TASK DESCRIPTION –
Print, word for word, the opening line of the data below and every line after it through the line that contains "from matplotlib.ticker import MultipleLocator", but not the pictures.
━━━━━━━━━━━━━━━━
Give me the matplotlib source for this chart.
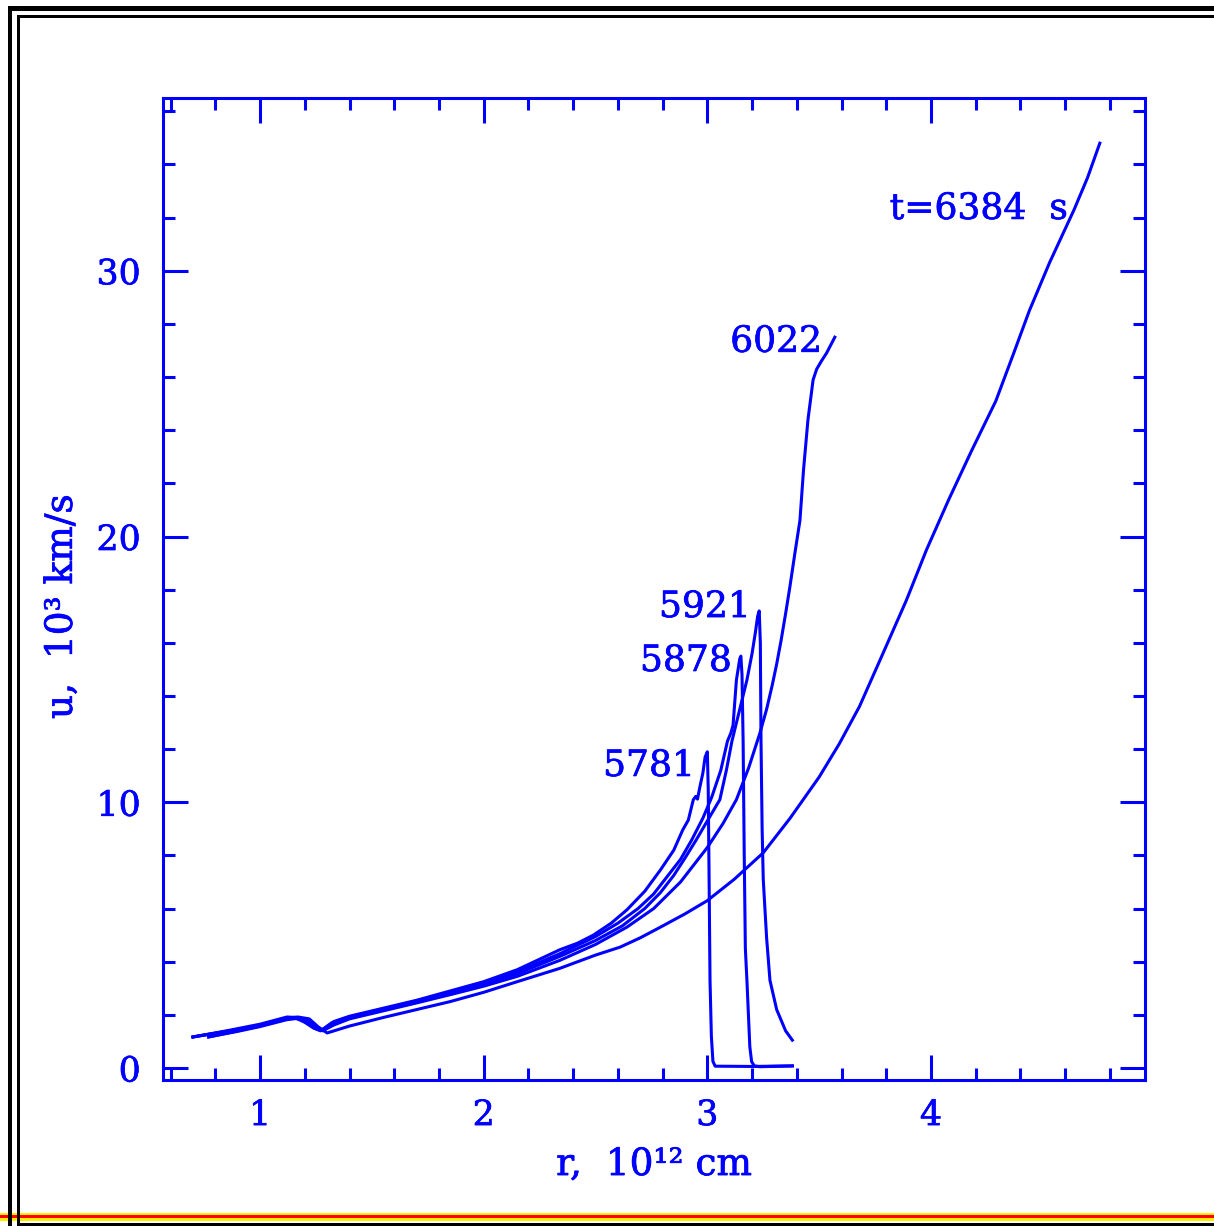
import matplotlib
matplotlib.use("Agg")
import matplotlib.pyplot as plt
import matplotlib.patheffects as pe
from matplotlib.patches import Rectangle
from matplotlib.ticker import MultipleLocator

# velocity profiles u(r) at several times
r_5781 = [0.70, 0.85, 1.00, 1.12, 1.17, 1.21, 1.25, 1.28, 1.33, 1.40, 1.55, 1.70, 1.85, 2.00,
          2.15, 2.34, 2.42, 2.49, 2.57, 2.64, 2.72, 2.79, 2.85, 2.89, 2.915, 2.937, 2.948,
          2.956, 2.966, 2.98, 2.99, 3.000, 3.004, 3.008, 3.012, 3.018, 3.025, 3.035, 3.20, 3.38]
u_5781 = [1.17, 1.40, 1.65, 1.92, 1.90, 1.70, 1.48, 1.42, 1.75, 1.95, 2.25, 2.55, 2.90, 3.25,
          3.70, 4.45, 4.70, 5.00, 5.45, 5.95, 6.65, 7.45, 8.20, 8.96, 9.33, 10.09, 10.22,
          10.12, 10.55, 11.1, 11.7, 11.9, 10.5, 7.0, 3.3, 1.2, 0.25, 0.07, 0.06, 0.08]

r_5878 = [0.77, 0.90, 1.00, 1.12, 1.16, 1.20, 1.24, 1.27, 1.32, 1.40, 1.55, 1.70, 1.85, 2.00,
          2.15, 2.34, 2.50, 2.60, 2.69, 2.76, 2.82, 2.88, 2.93, 2.98, 3.02, 3.06, 3.09, 3.105,
          3.115, 3.13, 3.145, 3.150, 3.155, 3.160, 3.165, 3.170, 3.177, 3.190, 3.198, 3.21,
          3.235, 3.38]
u_5878 = [1.17, 1.40, 1.58, 1.85, 1.88, 1.72, 1.50, 1.40, 1.70, 1.92, 2.22, 2.52, 2.86, 3.20,
          3.62, 4.30, 4.95, 5.45, 6.00, 6.55, 7.20, 7.85, 8.58, 9.40, 10.2, 11.2, 12.3, 12.6,
          12.9, 14.6, 15.4, 15.5, 14.8, 12.3, 8.0, 4.5, 3.3, 0.8, 0.24, 0.08,
          0.05, 0.08]

r_5921 = [0.70, 0.85, 1.00, 1.12, 1.17, 1.21, 1.25, 1.28, 1.33, 1.40, 1.55, 1.70, 1.85, 2.00,
          2.15, 2.34, 2.50, 2.62, 2.72, 2.79, 2.85, 2.90, 2.95, 3.00, 3.056, 3.085, 3.11,
          3.145, 3.177, 3.20, 3.215, 3.225, 3.232, 3.237, 3.240, 3.245, 3.250, 3.265, 3.28,
          3.31, 3.35, 3.38]
u_5921 = [1.17, 1.38, 1.60, 1.85, 1.90, 1.78, 1.52, 1.42, 1.68, 1.90, 2.20, 2.50, 2.82, 3.15,
          3.55, 4.20, 4.80, 5.35, 6.00, 6.60, 7.25, 7.90, 8.58, 9.30, 10.1, 11.2, 12.3,
          13.5, 14.6, 15.6, 16.4, 17.0, 17.2, 16.0, 12.3, 9.0, 7.1, 4.9, 3.3,
          2.2, 1.4, 1.05]

r_6022 = [0.77, 0.90, 1.00, 1.12, 1.16, 1.20, 1.24, 1.28, 1.33, 1.40, 1.55, 1.70, 1.85, 2.00,
          2.15, 2.34, 2.50, 2.64, 2.76, 2.88, 3.00, 3.07, 3.13, 3.185, 3.235, 3.265, 3.29,
          3.31, 3.33, 3.35, 3.369, 3.392, 3.414, 3.43, 3.45, 3.473, 3.489, 3.51, 3.533, 3.57]
u_6022 = [1.17, 1.38, 1.56, 1.82, 1.86, 1.80, 1.62, 1.40, 1.62, 1.85, 2.15, 2.45, 2.76, 3.08,
          3.45, 4.05, 4.65, 5.30, 6.00, 7.00, 8.30, 9.20, 10.1, 11.3, 12.6, 13.5, 14.4,
          15.2, 16.1, 17.1, 18.1, 19.4, 20.6, 22.5, 24.4, 25.9, 26.3, 26.6, 26.9, 27.5]

r_6384 = [0.70, 0.85, 1.00, 1.12, 1.17, 1.22, 1.26, 1.30, 1.35, 1.40, 1.55, 1.70, 1.85, 2.00,
          2.15, 2.34, 2.50, 2.61, 2.70, 2.79, 2.90, 3.00, 3.12, 3.25, 3.37, 3.50, 3.59, 3.68,
          3.78, 3.89, 3.98, 4.08, 4.18, 4.29, 4.37, 4.44, 4.53, 4.64, 4.70, 4.755]
u_6384 = [1.17, 1.38, 1.60, 1.88, 1.92, 1.85, 1.55, 1.32, 1.45, 1.58, 1.90, 2.20, 2.50, 2.85,
          3.25, 3.75, 4.25, 4.55, 4.90, 5.30, 5.80, 6.30, 7.10, 8.10, 9.40, 10.95, 12.2, 13.6,
          15.5, 17.6, 19.5, 21.4, 23.2, 25.1, 26.9, 28.5, 30.3, 32.3, 33.5, 34.8]

curve_labels = ["5781", "5878", "5921", "6022", "t=6384  s"]
label_pos = [(2.945, 10.99), (3.110, 14.94), (3.195, 16.97), (3.513, 26.95), (4.613, 31.95)]

W, H = 1214, 1226
fig = plt.figure(figsize=(W / 100, H / 100), dpi=100)


def px_rect(x0, y0, x1, y1, color):
    fig.add_artist(Rectangle((x0 / W, 1 - y1 / H), (x1 - x0) / W, (y1 - y0) / H,
                             transform=fig.transFigure, color=color, lw=0))


# page frame
px_rect(0, 1212.5, W, 1220.5, "#ffee00")
px_rect(0, 1215, W, 1218, "#ff0000")
px_rect(8, 6, W, 11, "black")
px_rect(8, 6, 12, H, "black")
px_rect(17, 15, W, 18.3, "black")
px_rect(17, 15, 20, H, "black")
px_rect(17, 1223, W, H, "black")

blue = "#0000ff"
heavy = [pe.withStroke(linewidth=0.5, foreground=blue)]
ax = fig.add_axes([163 / W, 1 - 1080 / H, 982 / W, 982 / H])

for r, u in [(r_5781, u_5781), (r_5878, u_5878), (r_5921, u_5921),
             (r_6022, u_6022), (r_6384, u_6384)]:
    ax.plot(r, u, color=blue, lw=2.2, solid_joinstyle="round")

for txt, (x, y) in zip(curve_labels, label_pos):
    ax.text(x, y, txt, color=blue, fontsize=26, family="DejaVu Serif",
            ha="right", va="baseline", path_effects=heavy)

ax.set_xlim(0.566, 4.957)
ax.set_ylim(-0.45, 36.5)
ax.xaxis.set_major_locator(MultipleLocator(1))
ax.xaxis.set_minor_locator(MultipleLocator(0.2))
ax.yaxis.set_major_locator(MultipleLocator(10))
ax.yaxis.set_minor_locator(MultipleLocator(2))

for s in ax.spines.values():
    s.set_color(blue)
    s.set_linewidth(2.2)
ax.tick_params(which="both", direction="in", top=True, right=True, color=blue,
               width=2.2, labelcolor=blue, labelsize=25)
ax.tick_params(which="major", length=18)
ax.tick_params(which="minor", length=8.5)
ax.tick_params(axis="x", which="major", pad=13)
ax.tick_params(axis="y", which="major", pad=16)
for lab in ax.get_xticklabels() + ax.get_yticklabels():
    lab.set_family("DejaVu Serif")
    lab.set_path_effects(heavy)

ax.set_xlabel("r,  10¹² cm", color=blue, fontsize=27, family="DejaVu Serif",
              path_effects=heavy)
ax.set_ylabel("u,  10³ km/s", color=blue, fontsize=27, family="DejaVu Serif",
              path_effects=heavy)
ax.xaxis.label.set_va("center")
ax.yaxis.label.set_va("center")
ax.xaxis.set_label_coords(0.5, -0.0866)
ax.yaxis.set_label_coords(-0.103, 0.482)

fig.savefig("out.png", dpi=100)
━━━━━━━━━━━━━━━━
ANSWER TO THIS TASK –
Give me the matplotlib source for this chart.
import matplotlib
matplotlib.use("Agg")
import matplotlib.pyplot as plt
import matplotlib.patheffects as pe
from matplotlib.patches import Rectangle
from matplotlib.ticker import MultipleLocator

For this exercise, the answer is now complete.